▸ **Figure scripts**
++++++

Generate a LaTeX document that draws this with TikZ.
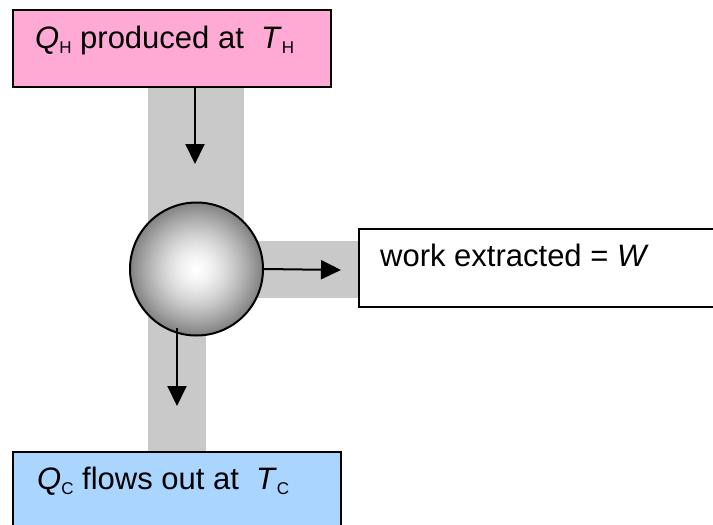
\documentclass[tikz,border=0pt]{standalone}
\usepackage{fontspec}
\setmainfont{Liberation Sans}
\usetikzlibrary{arrows.meta}
\definecolor{hotpink}{RGB}{255,170,213}
\definecolor{coldblue}{RGB}{170,213,255}
\definecolor{band}{RGB}{201,201,201}
\definecolor{balledge}{RGB}{130,130,130}
\newcommand{\sbs}[1]{\raisebox{-5pt}{\fontsize{17pt}{17pt}\selectfont #1}}
\tikzset{
  reservoir/.style={draw=black, line width=2pt, rectangle, inner sep=0pt, outer sep=0pt},
  boxtext/.style={anchor=base west, inner sep=0pt, font=\fontsize{31pt}{31pt}\selectfont},
  flow/.style={line width=2pt, -{Triangle[length=20pt,width=19pt]}},
  bandfill/.style={fill=band, draw=none}
}
\begin{document}
\begin{tikzpicture}[x=1pt,y=-1pt]
\useasboundingbox (0,0) rectangle (713,525);
\clip (0,0) rectangle (713,525);
% background bands
\fill[bandfill] (148,87) rectangle (244,270);
\fill[bandfill] (148,270) rectangle (206,452);
\fill[bandfill] (196,241) rectangle (359,298);
% boxes
\node[reservoir, fill=hotpink, minimum width=318pt, minimum height=77pt] (hot) at (172,48.5) {};
\node[reservoir, fill=white, minimum width=380pt, minimum height=78pt] (work) at (549,268) {};
\node[reservoir, fill=coldblue, minimum width=328pt, minimum height=100pt] (cold) at (177,502) {};
\node[boxtext] (hotlabel) at ([xshift=22pt,yshift=-38pt]hot.north west) {\textit{Q}\sbs{H} produced at \ \textit{T}\sbs{H}};
\node[boxtext] (worklabel) at ([xshift=21pt,yshift=-37pt]work.north west) {work extracted = \textit{W}};
\node[boxtext] (coldlabel) at ([xshift=24pt,yshift=-37pt]cold.north west) {\textit{Q}\sbs{C} flows out at \ \textit{T}\sbs{C}};
% engine: radial gradient drawn as concentric discs
\coordinate (enginec) at (196.5,269);
\foreach \i in {0,...,63} {
  \pgfmathsetmacro\ff{1-\i/64}
  \pgfmathsetmacro\rr{66.5*\ff}
  \pgfmathsetmacro\pq{100*\ff^1.5}
  \fill[balledge!\pq!white] (enginec) circle[radius=\rr pt];
}
\node[circle, draw=black, line width=2pt, minimum size=133pt, inner sep=0pt] (engine) at (enginec) {};
% connectors
\coordinate (a1end) at (195,164);
\coordinate (a2end) at (341,270);
\coordinate (a3start) at (177,328);
\coordinate (a3end) at (177,406);
\draw[flow] (hot.south -| a1end) -- (a1end);
\draw[flow] (engine.east) -- (a2end);
\draw[flow] (a3start) -- (a3end);
\end{tikzpicture}
\end{document}
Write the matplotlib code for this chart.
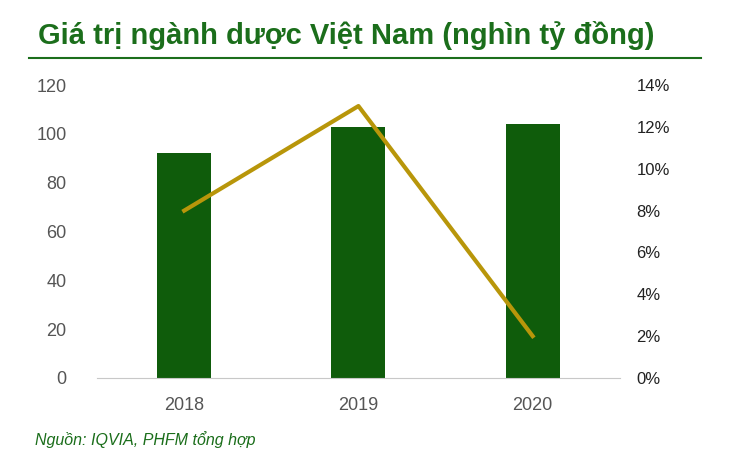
import matplotlib
matplotlib.use("Agg")
import matplotlib.pyplot as plt
from matplotlib.lines import Line2D

years = ["2018", "2019", "2020"]
value = [92, 103, 104]          # nghìn tỷ đồng
growth = [8.0, 13.0, 2.0]       # %

plt.rcParams['font.family'] = ['Liberation Sans', 'DejaVu Sans']

fig = plt.figure(figsize=(7.3, 4.73), dpi=100)
ax = fig.add_axes([0.133, 0.201, 0.716, 0.619])
x = range(len(years))
ax.bar(x, value, width=0.31, color='#0f5c0b', zorder=2)
ax.set_xlim(-0.5, 2.5)
ax.set_ylim(0, 120)
ax.set_yticks(range(0, 121, 20))
ax.set_xticks(list(x))
ax.set_xticklabels(years)
for s in ['top', 'right', 'left']:
    ax.spines[s].set_visible(False)
ax.spines['bottom'].set_color('#c8c8c8')
ax.tick_params(length=0, labelsize=13, colors='#555555', pad=14)
ax.tick_params(axis='y', pad=22)

ax2 = ax.twinx()
ax2.plot(list(x), growth, color='#b8960a', lw=3, zorder=3)
ax2.set_ylim(0, 14)
ax2.set_yticks(range(0, 15, 2))
ax2.set_yticklabels([f"{v}%" for v in range(0, 15, 2)])
for s in ['top', 'right', 'left', 'bottom']:
    ax2.spines[s].set_visible(False)
ax2.tick_params(length=0, labelsize=12, colors='#222222', pad=12)

fig.text(0.052, 0.925, "Giá trị ngành dược Việt Nam (nghìn tỷ đồng)",
         color='#1b6e1b', fontsize=21, fontweight='bold', va='center')
fig.add_artist(Line2D([0.04, 0.96], [0.878, 0.878], color='#1b6e1b', lw=1.5))
fig.text(0.048, 0.07, "Nguồn: IQVIA, PHFM tổng hợp", color='#1b6e1b',
         fontsize=11.5, style='italic', va='center')

fig.savefig("out.png", dpi=100)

++++++

▸ **YOUR GOAL**
Without the pictures, print the records in full, exactly as they appear.

▸ **EXERCISE ANSWER**
Generate a LaTeX document that draws this with TikZ.
\documentclass[tikz,border=0pt]{standalone}
\usepackage{fontspec}
\setmainfont{Liberation Sans}
\usetikzlibrary{arrows.meta}
\definecolor{hotpink}{RGB}{255,170,213}
\definecolor{coldblue}{RGB}{170,213,255}
\definecolor{band}{RGB}{201,201,201}
\definecolor{balledge}{RGB}{130,130,130}
\newcommand{\sbs}[1]{\raisebox{-5pt}{\fontsize{17pt}{17pt}\selectfont #1}}
\tikzset{
  reservoir/.style={draw=black, line width=2pt, rectangle, inner sep=0pt, outer sep=0pt},
  boxtext/.style={anchor=base west, inner sep=0pt, font=\fontsize{31pt}{31pt}\selectfont},
  flow/.style={line width=2pt, -{Triangle[length=20pt,width=19pt]}},
  bandfill/.style={fill=band, draw=none}
}
\begin{document}
\begin{tikzpicture}[x=1pt,y=-1pt]
\useasboundingbox (0,0) rectangle (713,525);
\clip (0,0) rectangle (713,525);
% background bands
\fill[bandfill] (148,87) rectangle (244,270);
\fill[bandfill] (148,270) rectangle (206,452);
\fill[bandfill] (196,241) rectangle (359,298);
% boxes
\node[reservoir, fill=hotpink, minimum width=318pt, minimum height=77pt] (hot) at (172,48.5) {};
\node[reservoir, fill=white, minimum width=380pt, minimum height=78pt] (work) at (549,268) {};
\node[reservoir, fill=coldblue, minimum width=328pt, minimum height=100pt] (cold) at (177,502) {};
\node[boxtext] (hotlabel) at ([xshift=22pt,yshift=-38pt]hot.north west) {\textit{Q}\sbs{H} produced at \ \textit{T}\sbs{H}};
\node[boxtext] (worklabel) at ([xshift=21pt,yshift=-37pt]work.north west) {work extracted = \textit{W}};
\node[boxtext] (coldlabel) at ([xshift=24pt,yshift=-37pt]cold.north west) {\textit{Q}\sbs{C} flows out at \ \textit{T}\sbs{C}};
% engine: radial gradient drawn as concentric discs
\coordinate (enginec) at (196.5,269);
\foreach \i in {0,...,63} {
  \pgfmathsetmacro\ff{1-\i/64}
  \pgfmathsetmacro\rr{66.5*\ff}
  \pgfmathsetmacro\pq{100*\ff^1.5}
  \fill[balledge!\pq!white] (enginec) circle[radius=\rr pt];
}
\node[circle, draw=black, line width=2pt, minimum size=133pt, inner sep=0pt] (engine) at (enginec) {};
% connectors
\coordinate (a1end) at (195,164);
\coordinate (a2end) at (341,270);
\coordinate (a3start) at (177,328);
\coordinate (a3end) at (177,406);
\draw[flow] (hot.south -| a1end) -- (a1end);
\draw[flow] (engine.east) -- (a2end);
\draw[flow] (a3start) -- (a3end);
\end{tikzpicture}
\end{document}
Write the matplotlib code for this chart.
import matplotlib
matplotlib.use("Agg")
import matplotlib.pyplot as plt
from matplotlib.lines import Line2D

years = ["2018", "2019", "2020"]
value = [92, 103, 104]          # nghìn tỷ đồng
growth = [8.0, 13.0, 2.0]       # %

plt.rcParams['font.family'] = ['Liberation Sans', 'DejaVu Sans']

fig = plt.figure(figsize=(7.3, 4.73), dpi=100)
ax = fig.add_axes([0.133, 0.201, 0.716, 0.619])
x = range(len(years))
ax.bar(x, value, width=0.31, color='#0f5c0b', zorder=2)
ax.set_xlim(-0.5, 2.5)
ax.set_ylim(0, 120)
ax.set_yticks(range(0, 121, 20))
ax.set_xticks(list(x))
ax.set_xticklabels(years)
for s in ['top', 'right', 'left']:
    ax.spines[s].set_visible(False)
ax.spines['bottom'].set_color('#c8c8c8')
ax.tick_params(length=0, labelsize=13, colors='#555555', pad=14)
ax.tick_params(axis='y', pad=22)

ax2 = ax.twinx()
ax2.plot(list(x), growth, color='#b8960a', lw=3, zorder=3)
ax2.set_ylim(0, 14)
ax2.set_yticks(range(0, 15, 2))
ax2.set_yticklabels([f"{v}%" for v in range(0, 15, 2)])
for s in ['top', 'right', 'left', 'bottom']:
    ax2.spines[s].set_visible(False)
ax2.tick_params(length=0, labelsize=12, colors='#222222', pad=12)

fig.text(0.052, 0.925, "Giá trị ngành dược Việt Nam (nghìn tỷ đồng)",
         color='#1b6e1b', fontsize=21, fontweight='bold', va='center')
fig.add_artist(Line2D([0.04, 0.96], [0.878, 0.878], color='#1b6e1b', lw=1.5))
fig.text(0.048, 0.07, "Nguồn: IQVIA, PHFM tổng hợp", color='#1b6e1b',
         fontsize=11.5, style='italic', va='center')

fig.savefig("out.png", dpi=100)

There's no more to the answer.